How Does Oxygen Change the Probability of Success?
X_trans2 = copy(X_trans[1:2, :])
X_trans2.MO2USED = 1 .- X_trans2.MO2USED
predict(xgbMachine, vcat(X_trans[1:2, :], X_trans2))
4-element CategoricalDistributions.UnivariateFiniteVector{OrderedFactor{2}, Bool, UInt32, Float32}:
UnivariateFinite{OrderedFactor{2}}(false=>0.245, true=>0.755)
UnivariateFinite{OrderedFactor{2}}(false=>1.0, true=>0.000227)
UnivariateFinite{OrderedFactor{2}}(false=>0.901, true=>0.0989)
UnivariateFinite{OrderedFactor{2}}(false=>1.0, true=>0.000401)
By taking the first two entries and switching whether they used oxygen or not we can see how the outputted probability of success changes. In each case, it provides a dramatic shift in the probabilities. Again, from the feature importance output, we know this is the most important variable but it does seem to be a bit dominating in terms of what happens with and without oxygen.
Probability Calibration
Finally, let’s look at the calibration of the models.
using CategoricalArrays
modelData.Prediction = pdf.(predict(xgbMachine, X_trans), 1)
lData = @transform(modelData, :prob = cut(:Prediction, (0:0.1:1.1)))
gData = groupby(lData, :prob)
calibData = @combine(gData, :N = length(:MSUCCESS),
:SuccessRate = mean(:MSUCCESS),
:PredictedProb = mean(:Prediction))
calibData = @transform(calibData, :Err = 1.96 .* sqrt.((:PredictedProb .* (1 .- :PredictedProb)) ./ :N))
p = plot(calibData[:, :PredictedProb],
calibData[:, :SuccessRate],
yerr = calibData[:, :Err],
seriestype=:scatter, label = "XGBoost Calibration")
p = plot!(p, 0:0.1:1, 0:0.1:1, label = :none)
h = histogram(modelData.Prediction, normalize=:pdf, label = "Prediction Distribution")
plot(p, h, layout = (2,1))
To say the model is poorly calibrated is an understatement.
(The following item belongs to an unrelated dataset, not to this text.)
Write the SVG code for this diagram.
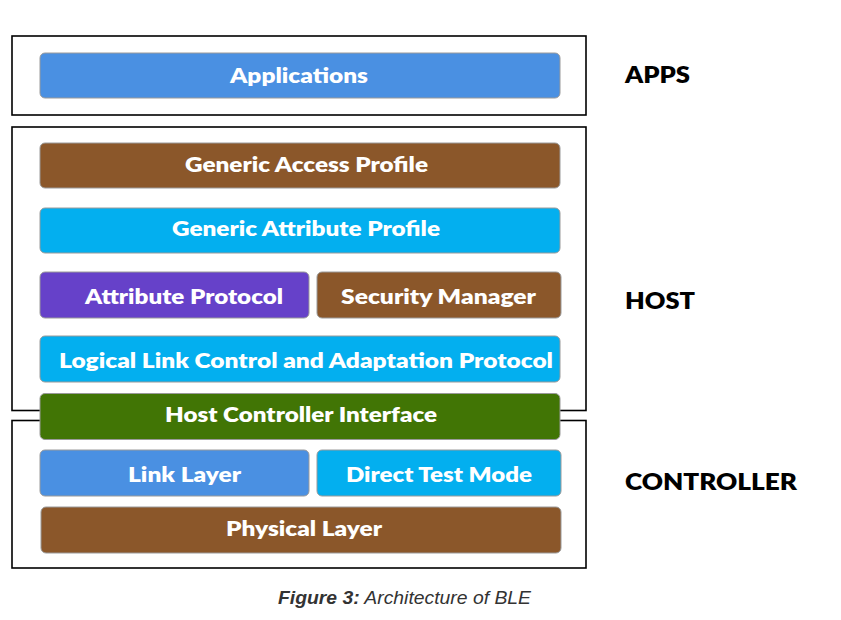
<svg xmlns="http://www.w3.org/2000/svg" width="841" height="620" viewBox="0 0 841 620">
<style>
.frame{fill:none;stroke:#000;stroke-width:1.6}
.bar{stroke:#9a9a9a;stroke-width:1}
.lbl{font-family:Lato,"Open Sans","Liberation Sans",sans-serif;font-weight:800;font-size:21.5px;fill:#fff;text-anchor:middle}
.side{font-family:Lato,"Liberation Sans",sans-serif;font-weight:800;font-size:23px;fill:#000}
.cap{font-family:"Liberation Sans",Arial,sans-serif;font-style:italic;font-size:19px;fill:#333;text-anchor:middle}
.blue{fill:#4a90e2}.brown{fill:#8b572a}.cyan{fill:#03afef}.purple{fill:#6641c9}.green{fill:#417505}
</style>
<rect width="841" height="620" fill="#fff"/>
<g id="frames">
<rect id="apps-frame" class="frame" x="12" y="36" width="574" height="79"/>
<rect id="host-frame" class="frame" x="12" y="127" width="574" height="283.5"/>
<rect id="controller-frame" class="frame" x="12" y="420.5" width="574" height="147.5"/>
</g>
<g id="applications"><rect class="bar blue" x="40" y="53" width="520" height="45" rx="5"/><text class="lbl" x="299" y="83" textLength="138" lengthAdjust="spacingAndGlyphs">Applications</text></g>
<g id="gap"><rect class="bar brown" x="40" y="143" width="520" height="45" rx="5"/><text class="lbl" x="306.5" y="172" textLength="243" lengthAdjust="spacingAndGlyphs">Generic Access Profile</text></g>
<g id="gatt"><rect class="bar cyan" x="40" y="208" width="520" height="45" rx="5"/><text class="lbl" x="306" y="236" textLength="268" lengthAdjust="spacingAndGlyphs">Generic Attribute Profile</text></g>
<g id="att"><rect class="bar purple" x="40" y="272" width="269" height="46" rx="5"/><text class="lbl" x="184" y="304" textLength="198" lengthAdjust="spacingAndGlyphs">Attribute Protocol</text></g>
<g id="sm"><rect class="bar brown" x="317" y="272" width="244" height="46" rx="5"/><text class="lbl" x="438.5" y="304" textLength="195" lengthAdjust="spacingAndGlyphs">Security Manager</text></g>
<g id="l2cap"><rect class="bar cyan" x="40" y="336" width="520" height="46" rx="5"/><text class="lbl" x="306" y="368" textLength="494" lengthAdjust="spacingAndGlyphs">Logical Link Control and Adaptation Protocol</text></g>
<g id="hci"><rect class="bar green" x="40" y="393.5" width="520" height="46" rx="5"/><text class="lbl" x="301" y="422" textLength="272" lengthAdjust="spacingAndGlyphs">Host Controller Interface</text></g>
<g id="ll"><rect class="bar blue" x="40" y="450" width="269" height="46" rx="5"/><text class="lbl" x="184.5" y="482" textLength="113" lengthAdjust="spacingAndGlyphs">Link Layer</text></g>
<g id="dtm"><rect class="bar cyan" x="317" y="450" width="244" height="46" rx="5"/><text class="lbl" x="439" y="482" textLength="186" lengthAdjust="spacingAndGlyphs">Direct Test Mode</text></g>
<g id="phy"><rect class="bar brown" x="41" y="507" width="520" height="46" rx="5"/><text class="lbl" x="304" y="536" textLength="156" lengthAdjust="spacingAndGlyphs">Physical Layer</text></g>
<g id="labels">
<text class="side" x="625" y="83" textLength="65" lengthAdjust="spacingAndGlyphs">APPS</text>
<text class="side" x="625" y="309" textLength="70" lengthAdjust="spacingAndGlyphs">HOST</text>
<text class="side" x="625" y="490" textLength="172" lengthAdjust="spacingAndGlyphs">CONTROLLER</text>
</g>
<g id="connectors"/>
<text class="cap" x="404.5" y="603.5" textLength="253" lengthAdjust="spacingAndGlyphs"><tspan font-weight="700">Figure 3:</tspan> Architecture of BLE</text>
</svg>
There is no association of an increased success rate with the increase in model probability and from the distribution of predictions we can see it’s quite binary, there isn’t an even distribution to the output.
So whilst the evaluation metrics look better than a null model, the reality is that the model isn’t doing anything. With all the different factors in the model matrix, there is likely some degeneracy in the data, such that a single occurrence of a variable ends up predicting success or not. There is potentially an issue with using the member’s table instead of the expedition table, as whether the expedition was successful or not will lead to multiple members being successful.
Conclusion
Overall it’s an interesting data set even if it does take a little work to get it loaded into Julia. There is a wealth of different features in the data that lead to some nice graphs, but using these features to predict whether you will be successful or not in climbing Mount Everest doesn’t lead to a useful model.